Un capannone usato da anni come moschea è stato confiscato e ora è del Comune di Cantù

Il caso La posizione del sindaco Galbiati: «Conseguenza della pronuncia del Consiglio di Stato sull’uso a luogo di culto».Il passaggio di proprietà dall’associazione culturale Assalam al comune è ora realtà.

La confisca del capannone di proprietà dell’associazione culturale Assalam, da anni ormai al centro di un braccio di ferro tra amministrazione e comunità islamica, era stata evocata in piazza Parini cinque anni fa. Oggi, conferma il Comune, è diventata realtà con la presa d’atto, si legge, del «perfezionamento del trasferimento della proprietà al patrimonio del Comune di Cantù dell’immobile sito in via Milano».

Anche una sanzione di 4.000 euro

Non solo, l’associazione dovrà anche pagare una sanzione amministrativa pari a quattromila euro. Da sette anni, ormai, Comune e Assalam si scontrano nelle aule di tribunale, ed è ancora pendente davanti al Tar della Lombardia il ricorso presentato dal sodalizio contro il diniego di permesso di costruire. La cui mancata concessione è alla base di questa acquisizione.

Un brutto colpo per l’associazione, che l’aveva acquistato nel dicembre nel 2016 per una cifra superiore agli 800mila euro, grazie alle donazioni dei tanti che prendono parte alle attività dell’associazione culturale. E che ieri ancora non sapeva nulla di questo atto. Così come Vincenzo Latorraca, legale di Assalam e consigliere di Partito Democratico, Unire Cantù e Cantù con Noi, che dice «non rilascio dichiarazioni in merito a questo provvedimento, di cui non sono informato.

Le parole di Alice Galbiati

«Altro non è – commenta il sindaco Alice Galbiati- che la conseguenza della pronuncia del Consiglio di Stato che ha definitivamente accertato che l’utilizzo a luogo di culto è abusivo, che il Comune ha correttamente applicato l’art. 31 del Testo Unico Dell’Edilizia e che l’associazione non ha ottemperato all’ordine di ripristinare un uso conforme alla legge». Nessuna scelta politica, prosegue, «in questo procedimento si è sempre ed esclusivamente applicato la legge. L’abbiamo sempre detto e il Tar, prima, ed il Consiglio di Stato, poi, lo hanno confermato».

Un iter che aveva preso il via nel 2017, quando, con l’allora sindaco Claudio Bizzozzero, venne negato il permesso di celebrare in quel capannone il Ramadan. Il dirigente del settore Territorio notificò un’ordinanza con la quale si vietava di pregare nell’immobile. Venne quindi notificata – con sindaco Edgardo Arosio e Alice Galbiati assessore all’Urbanistica – la notifica della trascrizione dell’immobile al patrimonio comunale, con la consegna delle chiavi.
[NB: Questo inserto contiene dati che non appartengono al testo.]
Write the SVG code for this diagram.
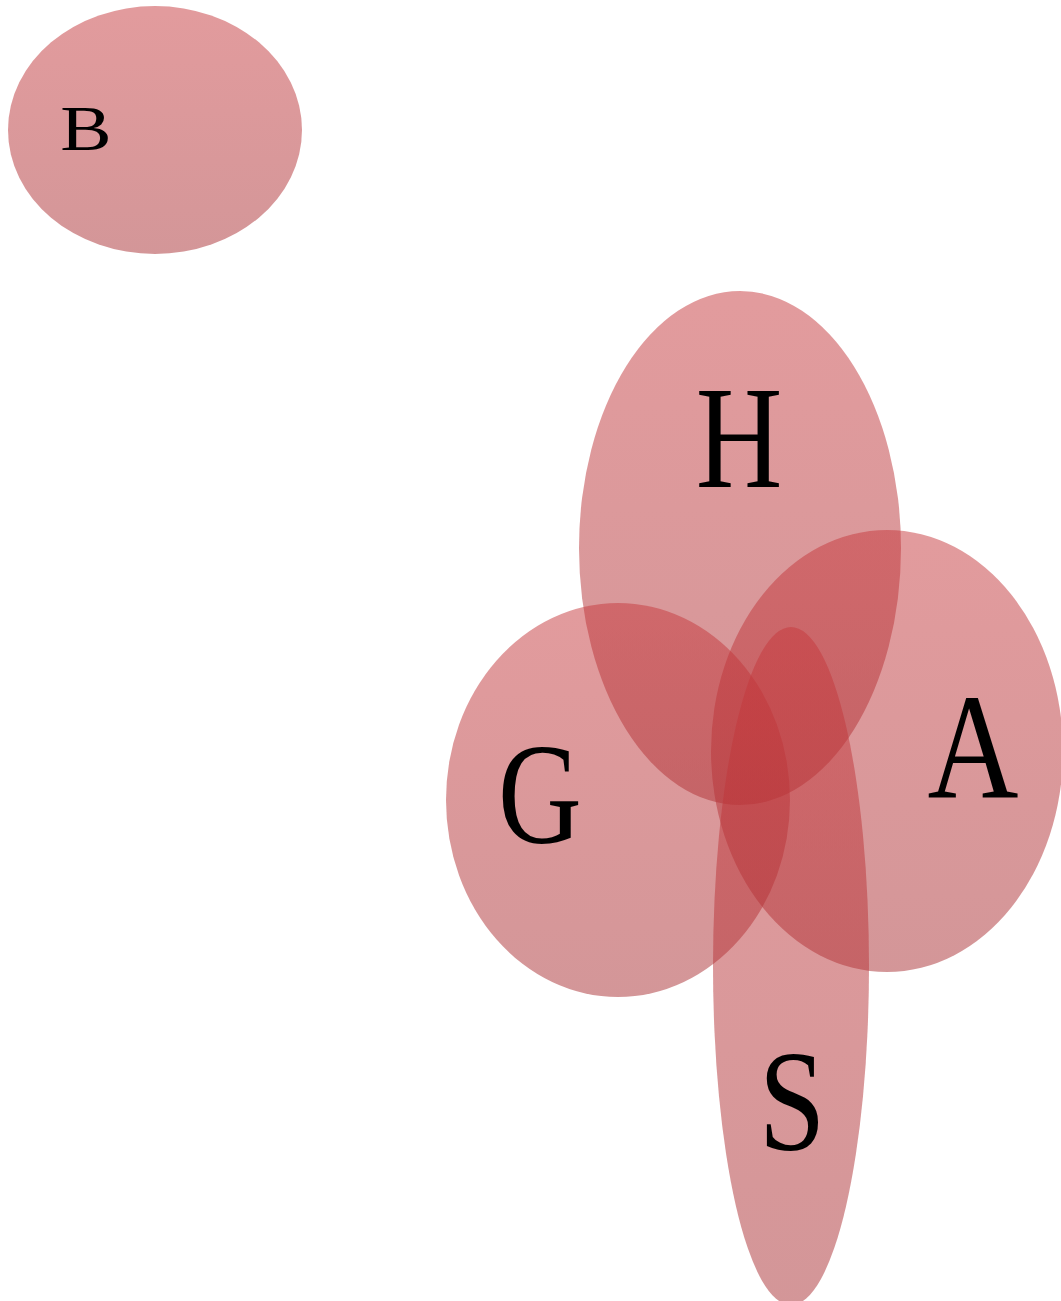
<svg xmlns="http://www.w3.org/2000/svg" width="1061" height="1301" viewBox="0 0 1061 1301">
<defs>
<linearGradient id="fillGrad" x1="0" y1="0" x2="0" y2="1">
<stop offset="0" stop-color="rgb(198,56,60)"/>
<stop offset="1" stop-color="rgb(168,46,50)"/>
</linearGradient>
</defs>
<style>
.set{fill:url(#fillGrad);fill-opacity:0.5;stroke:none}
.lbl{font-family:'Liberation Serif',serif;fill:#000;text-anchor:middle}
</style>
<rect width="1061" height="1301" fill="#fff"/>
<g id="B"><ellipse class="set" cx="155" cy="130" rx="147" ry="124"/>
<text class="lbl" font-family="Liberation Serif" font-size="70" transform="translate(86,150) scale(1.1,0.92)">B</text></g>
<g id="H"><ellipse class="set" cx="740" cy="548" rx="161" ry="257"/>
<text class="lbl" font-family="Liberation Serif" font-size="120" transform="translate(739,487) scale(1,1.22)">H</text></g>
<g id="A"><ellipse class="set" cx="887" cy="751" rx="176" ry="221"/>
<text class="lbl" font-family="Liberation Serif" font-size="126" transform="translate(973,797) scale(1,1.2)">A</text></g>
<g id="G"><ellipse class="set" cx="618" cy="800" rx="172" ry="197"/>
<text class="lbl" font-family="Liberation Serif" font-size="116" transform="translate(540,843) scale(1,1.24)">G</text></g>
<g id="S"><ellipse class="set" cx="791" cy="966" rx="78" ry="339"/>
<text class="lbl" font-family="Liberation Serif" font-size="120" transform="translate(792,1150) scale(1,1.2)">S</text></g>
<g id="connectors"></g>
</svg>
Poi congelata. Tali provvedimenti da parte del Comune sono stati oggetto di ricorso per motivi aggiunti al Tar di Milano, che sul punto specifico ha stabilito che «il Comune, una volta accertato il mutamento d’uso in assenza del permesso di costruire, ha correttamente applicato il regime sanzionatorio previsto».

Sessanta giorni per pagare

Tali sentenze, ormai coperte da giudicato, hanno affermato la legittimità dell’operato del Comune intimando all’associazione di cessare l’uso dell’immobile come luogo di culto, preannunciando l’acquisizione al patrimonio e la sanzione amministrativa. Le richieste di permesso di costruire presentate, si legge del documento del settore Territorio, «sono state definitivamente respinte dal Comune di Cantù e pertanto è venuto meno ogni ostacolo al perfezionamento dell’acquisizione coattiva dell’immobile». Entro 60 giorni dalla notifica Assalam dovrà inoltre provvedere al pagamento della sanzione amministrativa pecuniaria di 4mila euro.